Waugh Ranks High on LGBT Authors List

An interactive internet site called Ranker has produced a list of what it calls the best homosexual authors (lesbian, gay, bisexual and transgender) and invites viewers to vote on the rankings. It’s not clear to your correspondent how the ranking system works, but at present Waugh is ranked #18. If you click on the entry, it will explain the ranking in terms of how people have voted. Here’s the explanation of the list, which is credited to KRon34:

List includes known gay authors, living or dead—can be novelists, short story or film writers, poets, etc. Vote on the merits of their work.
Who are the most famous gay writers in history? This list contains over 200 of the most notable gay writers ever, with photos where available. Some of the literary world’s best talent has come from gay writers. The best gay authors may or may not choose to speak openly about their sexuality and tackle it as a theme in their writing or in their books…Some on the list may not be considered “gay” by modern terms as cultures have changed throughout the centuries. Others were out and proud and used their unique experience to create some of the best gay literature of all time. That said, regardless of their era in antiquity, these gay authors have all expressed interest in same-sex relations.

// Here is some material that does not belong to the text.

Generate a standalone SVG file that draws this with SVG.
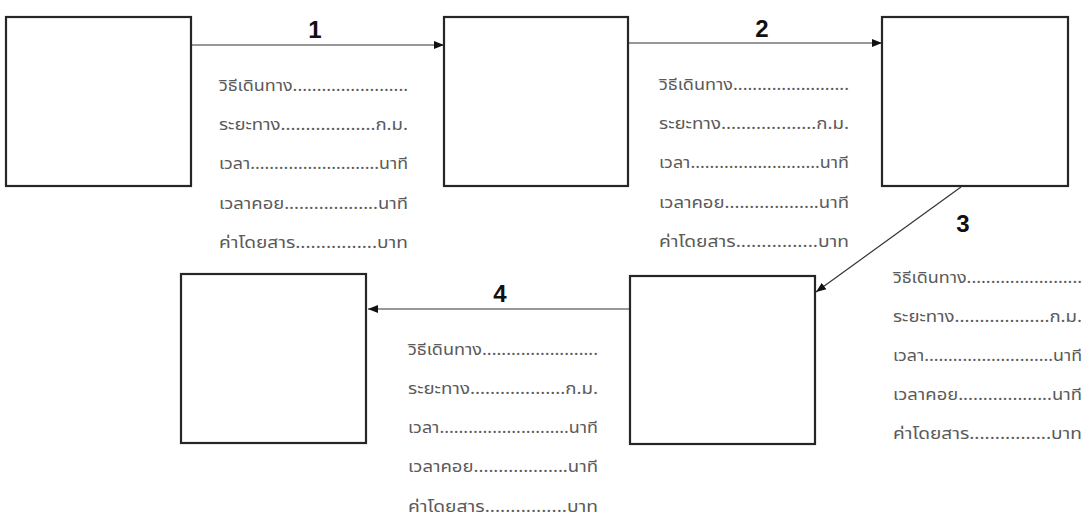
<svg xmlns="http://www.w3.org/2000/svg" width="1082" height="518" viewBox="0 0 1082 518">
<style>
.box{fill:#fff;stroke:#262626;stroke-width:2.2}
.con{stroke:#333;stroke-width:1.2;fill:none}
.num{font-family:"Liberation Sans",Arial,sans-serif;font-weight:bold;font-size:24px;fill:#111;text-anchor:middle}
.t{font-family:"Noto Sans Thai","Noto Sans","DejaVu Sans",sans-serif;font-size:16px;fill:#5a5a5a}
</style>
<defs>
<marker id="ah" viewBox="0 0 10 10" refX="10" refY="5" markerWidth="10" markerHeight="10" markerUnits="userSpaceOnUse" orient="auto">
<path d="M0,1 L10,5 L0,9 Z" fill="#111"/>
</marker>
</defs>
<g id="connectors">
<line class="con" x1="191" y1="45" x2="444" y2="45" marker-end="url(#ah)"/>
<line class="con" x1="628" y1="43" x2="882" y2="43" marker-end="url(#ah)"/>
<line class="con" x1="961" y1="187" x2="816" y2="292" marker-end="url(#ah)"/>
<line class="con" x1="630" y1="309" x2="368" y2="309" marker-end="url(#ah)"/>
<text class="num" x="315" y="38">1</text>
<text class="num" x="762" y="37">2</text>
<text class="num" x="963" y="232">3</text>
<text class="num" x="500" y="302">4</text>
</g>
<g id="node1"><rect class="box" x="6" y="17" width="185" height="169"/></g>
<g id="node2"><rect class="box" x="444" y="17" width="184" height="169"/></g>
<g id="node3"><rect class="box" x="882" y="17" width="186" height="169"/></g>
<g id="node4"><rect class="box" x="630" y="276" width="185" height="168"/></g>
<g id="node5"><rect class="box" x="181" y="274" width="185" height="169"/></g>
<g id="label1" class="t">
<text x="219" y="91" textLength="189" lengthAdjust="spacingAndGlyphs">วิธีเดินทาง........................</text>
<text x="219" y="130" textLength="189" lengthAdjust="spacingAndGlyphs">ระยะทาง...................ก.ม.</text>
<text x="219" y="169" textLength="189" lengthAdjust="spacingAndGlyphs">เวลา...........................นาที</text>
<text x="219" y="209" textLength="189" lengthAdjust="spacingAndGlyphs">เวลาคอย...................นาที</text>
<text x="219" y="248" textLength="189" lengthAdjust="spacingAndGlyphs">ค่าโดยสาร................บาท</text>
</g>
<g id="label2" class="t">
<text x="659" y="90" textLength="190" lengthAdjust="spacingAndGlyphs">วิธีเดินทาง........................</text>
<text x="659" y="129" textLength="190" lengthAdjust="spacingAndGlyphs">ระยะทาง...................ก.ม.</text>
<text x="659" y="168" textLength="190" lengthAdjust="spacingAndGlyphs">เวลา...........................นาที</text>
<text x="659" y="208" textLength="190" lengthAdjust="spacingAndGlyphs">เวลาคอย...................นาที</text>
<text x="659" y="247" textLength="190" lengthAdjust="spacingAndGlyphs">ค่าโดยสาร................บาท</text>
</g>
<g id="label3" class="t">
<text x="893" y="283" textLength="189" lengthAdjust="spacingAndGlyphs">วิธีเดินทาง........................</text>
<text x="893" y="322" textLength="189" lengthAdjust="spacingAndGlyphs">ระยะทาง...................ก.ม.</text>
<text x="893" y="361" textLength="189" lengthAdjust="spacingAndGlyphs">เวลา...........................นาที</text>
<text x="893" y="400" textLength="189" lengthAdjust="spacingAndGlyphs">เวลาคอย...................นาที</text>
<text x="893" y="439" textLength="189" lengthAdjust="spacingAndGlyphs">ค่าโดยสาร................บาท</text>
</g>
<g id="label4" class="t">
<text x="408" y="355" textLength="190" lengthAdjust="spacingAndGlyphs">วิธีเดินทาง........................</text>
<text x="408" y="394" textLength="190" lengthAdjust="spacingAndGlyphs">ระยะทาง...................ก.ม.</text>
<text x="408" y="433" textLength="190" lengthAdjust="spacingAndGlyphs">เวลา...........................นาที</text>
<text x="408" y="472" textLength="190" lengthAdjust="spacingAndGlyphs">เวลาคอย...................นาที</text>
<text x="408" y="512" textLength="190" lengthAdjust="spacingAndGlyphs">ค่าโดยสาร................บาท</text>
</g>
</svg>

Waugh does considerably better in this group of writers than he did when Time magazine erroneously placed him on a list of women writers, where he ranked #96. Other writers of Waugh’s generation ranking above him on this list are E.M. Forster (#4), Virginia Woolf (#5), T.S. Eliot (#9), D.H. Lawrence (#10), Christopher Isherwood (#12), and W.H. Auden (#15), of whom the eligibility of Woolf, Eliot and Lawrence seem somewhat questionable. Just below Waugh is openly gay poet Allen Ginsburg (#19) and further down are Noel Coward (who was pretty well “out”) and Somerset Maugham (who was somewhat less so). Waugh had homosexual affairs in his undergraduate days, as described in his Diaries, but later in life tended toward the homophobic. There were few openly gay characters in his books, although Ambrose Silk and Anthony Blanche would probably qualify, as well as, in the opinions of many, would Charles Ryder and Sebastian Flyte.